Instructions for the task | For the records below, give the count of lines holding the word "that" and nothing more.

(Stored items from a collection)
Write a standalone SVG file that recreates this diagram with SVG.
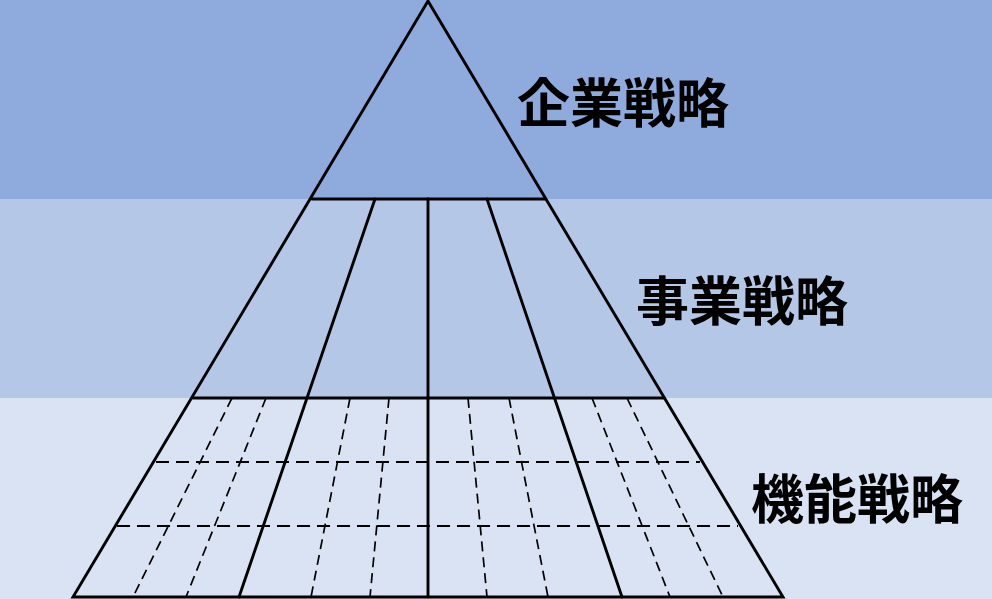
<svg xmlns="http://www.w3.org/2000/svg" width="992" height="599" viewBox="0 0 992 599">
<style>
.solid{stroke:#000;stroke-width:2.9;fill:none;stroke-linecap:round}
.dash{stroke:#000;stroke-width:1.7;fill:none;stroke-dasharray:10 6}
.hdash{stroke:#000;stroke-width:1.9;fill:none;stroke-dasharray:13 7}
.lbl{font-family:"Noto Sans CJK JP","Noto Sans",sans-serif;font-weight:700;font-size:53px;fill:#000;text-anchor:middle;dominant-baseline:central}
</style>
<g id="bands">
<rect x="0" y="0" width="992" height="199" fill="#8FAADC"/>
<rect x="0" y="199" width="992" height="199" fill="#B4C7E7"/>
<rect x="0" y="398" width="992" height="201" fill="#DAE3F3"/>
</g>
<g id="connectors">
<g id="dashed">
<line class="hdash" x1="156" y1="462" x2="700" y2="462"/>
<line class="hdash" x1="117" y1="526" x2="738" y2="526"/>
<line class="dash" x1="232" y1="398" x2="133" y2="597"/>
<line class="dash" x1="266" y1="398" x2="186" y2="597"/>
<line class="dash" x1="350" y1="398" x2="311" y2="597"/>
<line class="dash" x1="389" y1="398" x2="370" y2="597"/>
<line class="dash" x1="468" y1="398" x2="487" y2="597"/>
<line class="dash" x1="509" y1="398" x2="548" y2="597"/>
<line class="dash" x1="592" y1="398" x2="670" y2="597"/>
<line class="dash" x1="627" y1="398" x2="723" y2="597"/>
</g>
<g id="solid">
<polygon class="solid" points="428,1 783,597 73,597"/>
<line class="solid" x1="312" y1="199" x2="545" y2="199"/>
<line class="solid" x1="193" y1="398" x2="664" y2="398"/>
<line class="solid" x1="428" y1="199" x2="428" y2="597"/>
<line class="solid" x1="375" y1="199" x2="239" y2="597"/>
<line class="solid" x1="487" y1="199" x2="622" y2="597"/>
</g>
</g>
<g id="node-corporate"><text class="lbl" x="623" y="100">企業戦略</text></g>
<g id="node-business"><text class="lbl" x="742" y="298">事業戦略</text></g>
<g id="node-functional"><text class="lbl" x="857" y="496">機能戦略</text></g>
</svg>
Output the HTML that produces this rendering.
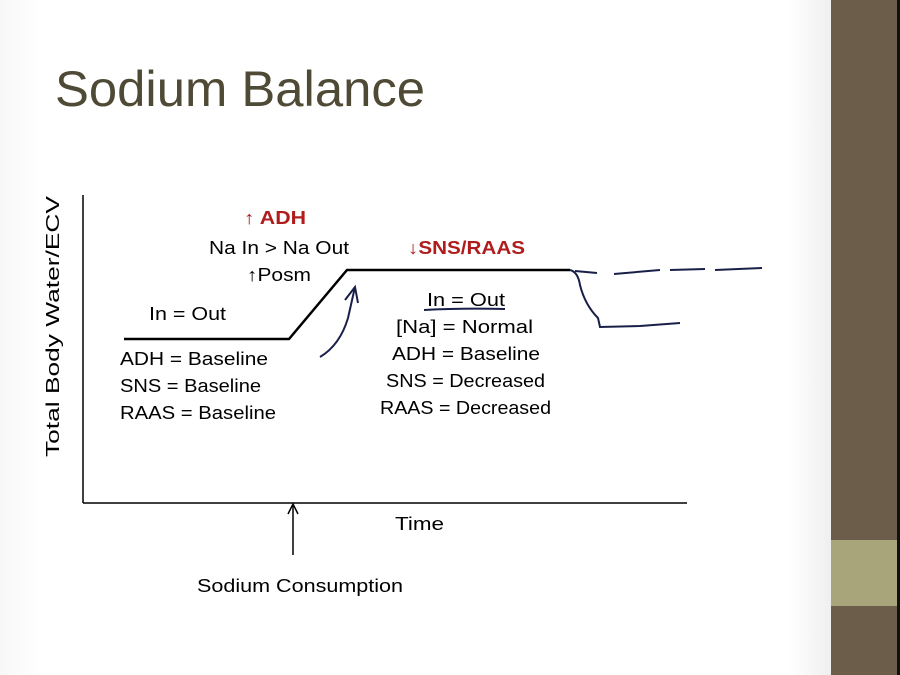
<html><body style="margin:0;width:900px;height:675px;overflow:hidden;background:#fff">
<svg width="900" height="675" xmlns="http://www.w3.org/2000/svg" style="position:absolute;left:0;top:0">
<defs><linearGradient id="g" x1="0" x2="1"><stop offset="0" stop-color="#f7f7f7"/><stop offset="0.05" stop-color="#fff"/><stop offset="0.95" stop-color="#fff"/><stop offset="1" stop-color="#efefef"/></linearGradient></defs>
<rect width="831" height="675" fill="url(#g)"/>
<rect x="831" y="0" width="66" height="675" fill="#6b5d4a"/>
<rect x="831" y="540" width="66" height="66" fill="#a9a57a"/>
<rect x="897" y="0" width="3" height="675" fill="#111"/>
<text x="55" y="106" font-family="Liberation Sans, sans-serif" font-size="50" fill="#4f4a35" textLength="370" lengthAdjust="spacingAndGlyphs">Sodium Balance</text>
<g stroke="#000" stroke-width="1.5" fill="none">
<line x1="83" y1="195" x2="83" y2="503"/><line x1="83" y1="503" x2="687" y2="503"/>
<polyline points="124,339 289,339 347,270 570,270" stroke-width="2.5"/>
<line x1="293" y1="555" x2="293" y2="505"/><polyline points="288,514 293,504 298,514"/>
</g>
<g stroke="#1a1f4a" stroke-width="2" fill="none">
<path d="M570,270 Q578,272 580,285 Q585,305 598,318 L600,327 L640,326 L680,323"/>
<path d="M575,271 L597,273 M614,274 L660,270 M670,270 L705,269 M715,270 L762,268" />
<path d="M320,357 Q340,345 348,318 Q352,300 355,287"/><path d="M345,300 L355,287 L358,303"/>
<path d="M424,310 Q460,308 505,309"/>
</g>
<g font-family="Liberation Sans, sans-serif" font-size="18" fill="#000" lengthAdjust="spacingAndGlyphs">
<text x="149" y="320" textLength="77" lengthAdjust="spacingAndGlyphs">In = Out</text>
<text x="120" y="365" textLength="148" lengthAdjust="spacingAndGlyphs">ADH = Baseline</text>
<text x="120" y="392" textLength="141" lengthAdjust="spacingAndGlyphs">SNS = Baseline</text>
<text x="120" y="419" textLength="156" lengthAdjust="spacingAndGlyphs">RAAS = Baseline</text>
<text x="244" y="224" fill="#b01c1c" font-weight="bold" textLength="62" lengthAdjust="spacingAndGlyphs">↑ ADH</text>
<text x="209" y="254" textLength="140" lengthAdjust="spacingAndGlyphs">Na In &gt; Na Out</text>
<text x="247" y="281" textLength="64" lengthAdjust="spacingAndGlyphs">↑Posm</text>
<text x="408" y="254" fill="#b01c1c" font-weight="bold" textLength="117" lengthAdjust="spacingAndGlyphs">↓SNS/RAAS</text>
<text x="427" y="306" textLength="78" lengthAdjust="spacingAndGlyphs">In = Out</text>
<text x="396" y="333" textLength="137" lengthAdjust="spacingAndGlyphs">[Na] = Normal</text>
<text x="392" y="360" textLength="148" lengthAdjust="spacingAndGlyphs">ADH = Baseline</text>
<text x="386" y="387" textLength="159" lengthAdjust="spacingAndGlyphs">SNS = Decreased</text>
<text x="380" y="414" textLength="171" lengthAdjust="spacingAndGlyphs">RAAS = Decreased</text>
<text x="395" y="530" textLength="49" lengthAdjust="spacingAndGlyphs">Time</text>
<text x="197" y="592" textLength="206" lengthAdjust="spacingAndGlyphs">Sodium Consumption</text>
<text transform="translate(59,457) rotate(-90)" textLength="261" lengthAdjust="spacingAndGlyphs">Total Body Water/ECV</text>
</g>
</svg>
</body></html>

Finished task | 2